* Recorded information

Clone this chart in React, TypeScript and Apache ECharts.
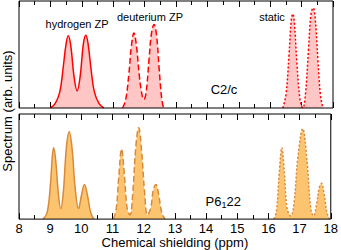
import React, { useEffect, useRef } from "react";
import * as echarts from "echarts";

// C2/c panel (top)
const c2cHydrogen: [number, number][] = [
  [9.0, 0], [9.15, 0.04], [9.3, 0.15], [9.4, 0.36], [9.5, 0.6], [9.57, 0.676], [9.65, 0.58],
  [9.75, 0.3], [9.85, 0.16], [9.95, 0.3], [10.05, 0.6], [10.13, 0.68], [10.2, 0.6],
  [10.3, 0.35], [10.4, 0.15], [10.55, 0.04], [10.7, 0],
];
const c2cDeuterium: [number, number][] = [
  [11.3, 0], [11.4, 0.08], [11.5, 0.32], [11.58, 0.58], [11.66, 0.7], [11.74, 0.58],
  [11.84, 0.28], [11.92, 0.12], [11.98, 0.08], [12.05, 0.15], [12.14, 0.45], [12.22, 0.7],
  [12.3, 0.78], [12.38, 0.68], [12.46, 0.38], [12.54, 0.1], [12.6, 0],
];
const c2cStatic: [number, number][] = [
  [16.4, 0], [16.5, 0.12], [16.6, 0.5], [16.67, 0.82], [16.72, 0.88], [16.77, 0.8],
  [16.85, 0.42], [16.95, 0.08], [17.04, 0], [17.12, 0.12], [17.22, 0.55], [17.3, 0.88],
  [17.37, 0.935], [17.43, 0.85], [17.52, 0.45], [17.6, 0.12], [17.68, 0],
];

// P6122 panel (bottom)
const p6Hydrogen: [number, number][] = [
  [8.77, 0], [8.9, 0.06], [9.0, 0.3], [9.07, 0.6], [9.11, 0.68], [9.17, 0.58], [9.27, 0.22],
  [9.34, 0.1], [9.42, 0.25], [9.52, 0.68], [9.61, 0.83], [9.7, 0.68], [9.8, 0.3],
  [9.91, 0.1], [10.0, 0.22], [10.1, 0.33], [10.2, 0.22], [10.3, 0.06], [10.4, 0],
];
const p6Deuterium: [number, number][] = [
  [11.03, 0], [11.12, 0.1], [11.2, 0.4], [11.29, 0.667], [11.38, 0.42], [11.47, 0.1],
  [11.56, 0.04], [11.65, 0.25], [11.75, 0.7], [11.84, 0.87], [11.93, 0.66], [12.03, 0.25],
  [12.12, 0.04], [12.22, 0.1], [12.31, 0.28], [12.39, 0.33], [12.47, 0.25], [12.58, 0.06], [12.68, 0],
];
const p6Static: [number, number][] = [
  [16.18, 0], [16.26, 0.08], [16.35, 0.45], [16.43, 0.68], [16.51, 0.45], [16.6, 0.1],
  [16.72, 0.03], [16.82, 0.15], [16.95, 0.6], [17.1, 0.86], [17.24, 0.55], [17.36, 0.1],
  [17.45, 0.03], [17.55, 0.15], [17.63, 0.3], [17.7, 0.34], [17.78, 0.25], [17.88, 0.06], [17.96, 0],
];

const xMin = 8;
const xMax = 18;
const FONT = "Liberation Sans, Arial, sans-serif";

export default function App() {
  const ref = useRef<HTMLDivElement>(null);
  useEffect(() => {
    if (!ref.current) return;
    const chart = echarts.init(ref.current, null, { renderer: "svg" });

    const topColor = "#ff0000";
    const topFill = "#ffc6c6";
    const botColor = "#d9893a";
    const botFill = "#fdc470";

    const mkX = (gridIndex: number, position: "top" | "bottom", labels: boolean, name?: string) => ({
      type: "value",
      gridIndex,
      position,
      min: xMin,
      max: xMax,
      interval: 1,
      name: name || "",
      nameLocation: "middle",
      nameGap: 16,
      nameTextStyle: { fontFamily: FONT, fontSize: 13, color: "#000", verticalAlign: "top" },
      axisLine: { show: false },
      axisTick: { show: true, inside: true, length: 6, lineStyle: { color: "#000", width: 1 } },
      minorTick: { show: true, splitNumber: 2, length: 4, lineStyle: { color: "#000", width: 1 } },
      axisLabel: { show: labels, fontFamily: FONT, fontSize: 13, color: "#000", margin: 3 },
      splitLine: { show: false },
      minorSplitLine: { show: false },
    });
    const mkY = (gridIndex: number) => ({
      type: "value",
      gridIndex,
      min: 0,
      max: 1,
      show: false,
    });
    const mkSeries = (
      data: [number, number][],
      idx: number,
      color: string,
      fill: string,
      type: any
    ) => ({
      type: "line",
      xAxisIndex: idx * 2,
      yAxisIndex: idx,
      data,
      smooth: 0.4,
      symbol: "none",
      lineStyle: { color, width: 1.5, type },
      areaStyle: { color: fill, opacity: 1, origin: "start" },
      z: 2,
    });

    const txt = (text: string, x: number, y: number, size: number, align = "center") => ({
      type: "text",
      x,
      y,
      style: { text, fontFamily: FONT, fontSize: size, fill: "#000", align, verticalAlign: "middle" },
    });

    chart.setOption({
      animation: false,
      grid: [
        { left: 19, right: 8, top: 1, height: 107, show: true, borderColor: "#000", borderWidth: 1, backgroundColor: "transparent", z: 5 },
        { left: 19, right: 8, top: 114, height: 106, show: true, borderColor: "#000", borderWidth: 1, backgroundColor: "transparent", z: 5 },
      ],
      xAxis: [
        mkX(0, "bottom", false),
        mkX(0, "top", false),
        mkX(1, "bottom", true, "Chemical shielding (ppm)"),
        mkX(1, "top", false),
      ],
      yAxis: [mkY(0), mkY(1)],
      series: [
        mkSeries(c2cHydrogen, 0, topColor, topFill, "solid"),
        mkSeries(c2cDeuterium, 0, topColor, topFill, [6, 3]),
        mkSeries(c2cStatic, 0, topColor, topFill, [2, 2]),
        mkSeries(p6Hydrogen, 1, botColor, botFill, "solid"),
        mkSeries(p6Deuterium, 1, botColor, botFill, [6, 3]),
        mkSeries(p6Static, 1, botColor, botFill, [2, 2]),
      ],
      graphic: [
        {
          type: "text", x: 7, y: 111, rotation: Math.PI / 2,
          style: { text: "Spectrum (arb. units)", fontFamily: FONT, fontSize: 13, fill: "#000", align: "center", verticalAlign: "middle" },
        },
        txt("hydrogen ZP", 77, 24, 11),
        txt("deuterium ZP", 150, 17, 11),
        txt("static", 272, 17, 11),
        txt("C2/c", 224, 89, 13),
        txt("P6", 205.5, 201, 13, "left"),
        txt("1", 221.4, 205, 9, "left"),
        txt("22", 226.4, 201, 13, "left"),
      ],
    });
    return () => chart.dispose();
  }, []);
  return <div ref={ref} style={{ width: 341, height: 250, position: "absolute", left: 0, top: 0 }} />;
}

* Problem details
Repeat all of the data above word for word, minus the pictures.

* Solved exercise
Clone this chart in React, TypeScript and Apache ECharts.
import React, { useEffect, useRef } from "react";
import * as echarts from "echarts";

// C2/c panel (top)
const c2cHydrogen: [number, number][] = [
  [9.0, 0], [9.15, 0.04], [9.3, 0.15], [9.4, 0.36], [9.5, 0.6], [9.57, 0.676], [9.65, 0.58],
  [9.75, 0.3], [9.85, 0.16], [9.95, 0.3], [10.05, 0.6], [10.13, 0.68], [10.2, 0.6],
  [10.3, 0.35], [10.4, 0.15], [10.55, 0.04], [10.7, 0],
];
const c2cDeuterium: [number, number][] = [
  [11.3, 0], [11.4, 0.08], [11.5, 0.32], [11.58, 0.58], [11.66, 0.7], [11.74, 0.58],
  [11.84, 0.28], [11.92, 0.12], [11.98, 0.08], [12.05, 0.15], [12.14, 0.45], [12.22, 0.7],
  [12.3, 0.78], [12.38, 0.68], [12.46, 0.38], [12.54, 0.1], [12.6, 0],
];
const c2cStatic: [number, number][] = [
  [16.4, 0], [16.5, 0.12], [16.6, 0.5], [16.67, 0.82], [16.72, 0.88], [16.77, 0.8],
  [16.85, 0.42], [16.95, 0.08], [17.04, 0], [17.12, 0.12], [17.22, 0.55], [17.3, 0.88],
  [17.37, 0.935], [17.43, 0.85], [17.52, 0.45], [17.6, 0.12], [17.68, 0],
];

// P6122 panel (bottom)
const p6Hydrogen: [number, number][] = [
  [8.77, 0], [8.9, 0.06], [9.0, 0.3], [9.07, 0.6], [9.11, 0.68], [9.17, 0.58], [9.27, 0.22],
  [9.34, 0.1], [9.42, 0.25], [9.52, 0.68], [9.61, 0.83], [9.7, 0.68], [9.8, 0.3],
  [9.91, 0.1], [10.0, 0.22], [10.1, 0.33], [10.2, 0.22], [10.3, 0.06], [10.4, 0],
];
const p6Deuterium: [number, number][] = [
  [11.03, 0], [11.12, 0.1], [11.2, 0.4], [11.29, 0.667], [11.38, 0.42], [11.47, 0.1],
  [11.56, 0.04], [11.65, 0.25], [11.75, 0.7], [11.84, 0.87], [11.93, 0.66], [12.03, 0.25],
  [12.12, 0.04], [12.22, 0.1], [12.31, 0.28], [12.39, 0.33], [12.47, 0.25], [12.58, 0.06], [12.68, 0],
];
const p6Static: [number, number][] = [
  [16.18, 0], [16.26, 0.08], [16.35, 0.45], [16.43, 0.68], [16.51, 0.45], [16.6, 0.1],
  [16.72, 0.03], [16.82, 0.15], [16.95, 0.6], [17.1, 0.86], [17.24, 0.55], [17.36, 0.1],
  [17.45, 0.03], [17.55, 0.15], [17.63, 0.3], [17.7, 0.34], [17.78, 0.25], [17.88, 0.06], [17.96, 0],
];

const xMin = 8;
const xMax = 18;
const FONT = "Liberation Sans, Arial, sans-serif";

export default function App() {
  const ref = useRef<HTMLDivElement>(null);
  useEffect(() => {
    if (!ref.current) return;
    const chart = echarts.init(ref.current, null, { renderer: "svg" });

    const topColor = "#ff0000";
    const topFill = "#ffc6c6";
    const botColor = "#d9893a";
    const botFill = "#fdc470";

    const mkX = (gridIndex: number, position: "top" | "bottom", labels: boolean, name?: string) => ({
      type: "value",
      gridIndex,
      position,
      min: xMin,
      max: xMax,
      interval: 1,
      name: name || "",
      nameLocation: "middle",
      nameGap: 16,
      nameTextStyle: { fontFamily: FONT, fontSize: 13, color: "#000", verticalAlign: "top" },
      axisLine: { show: false },
      axisTick: { show: true, inside: true, length: 6, lineStyle: { color: "#000", width: 1 } },
      minorTick: { show: true, splitNumber: 2, length: 4, lineStyle: { color: "#000", width: 1 } },
      axisLabel: { show: labels, fontFamily: FONT, fontSize: 13, color: "#000", margin: 3 },
      splitLine: { show: false },
      minorSplitLine: { show: false },
    });
    const mkY = (gridIndex: number) => ({
      type: "value",
      gridIndex,
      min: 0,
      max: 1,
      show: false,
    });
    const mkSeries = (
      data: [number, number][],
      idx: number,
      color: string,
      fill: string,
      type: any
    ) => ({
      type: "line",
      xAxisIndex: idx * 2,
      yAxisIndex: idx,
      data,
      smooth: 0.4,
      symbol: "none",
      lineStyle: { color, width: 1.5, type },
      areaStyle: { color: fill, opacity: 1, origin: "start" },
      z: 2,
    });

    const txt = (text: string, x: number, y: number, size: number, align = "center") => ({
      type: "text",
      x,
      y,
      style: { text, fontFamily: FONT, fontSize: size, fill: "#000", align, verticalAlign: "middle" },
    });

    chart.setOption({
      animation: false,
      grid: [
        { left: 19, right: 8, top: 1, height: 107, show: true, borderColor: "#000", borderWidth: 1, backgroundColor: "transparent", z: 5 },
        { left: 19, right: 8, top: 114, height: 106, show: true, borderColor: "#000", borderWidth: 1, backgroundColor: "transparent", z: 5 },
      ],
      xAxis: [
        mkX(0, "bottom", false),
        mkX(0, "top", false),
        mkX(1, "bottom", true, "Chemical shielding (ppm)"),
        mkX(1, "top", false),
      ],
      yAxis: [mkY(0), mkY(1)],
      series: [
        mkSeries(c2cHydrogen, 0, topColor, topFill, "solid"),
        mkSeries(c2cDeuterium, 0, topColor, topFill, [6, 3]),
        mkSeries(c2cStatic, 0, topColor, topFill, [2, 2]),
        mkSeries(p6Hydrogen, 1, botColor, botFill, "solid"),
        mkSeries(p6Deuterium, 1, botColor, botFill, [6, 3]),
        mkSeries(p6Static, 1, botColor, botFill, [2, 2]),
      ],
      graphic: [
        {
          type: "text", x: 7, y: 111, rotation: Math.PI / 2,
          style: { text: "Spectrum (arb. units)", fontFamily: FONT, fontSize: 13, fill: "#000", align: "center", verticalAlign: "middle" },
        },
        txt("hydrogen ZP", 77, 24, 11),
        txt("deuterium ZP", 150, 17, 11),
        txt("static", 272, 17, 11),
        txt("C2/c", 224, 89, 13),
        txt("P6", 205.5, 201, 13, "left"),
        txt("1", 221.4, 205, 9, "left"),
        txt("22", 226.4, 201, 13, "left"),
      ],
    });
    return () => chart.dispose();
  }, []);
  return <div ref={ref} style={{ width: 341, height: 250, position: "absolute", left: 0, top: 0 }} />;
}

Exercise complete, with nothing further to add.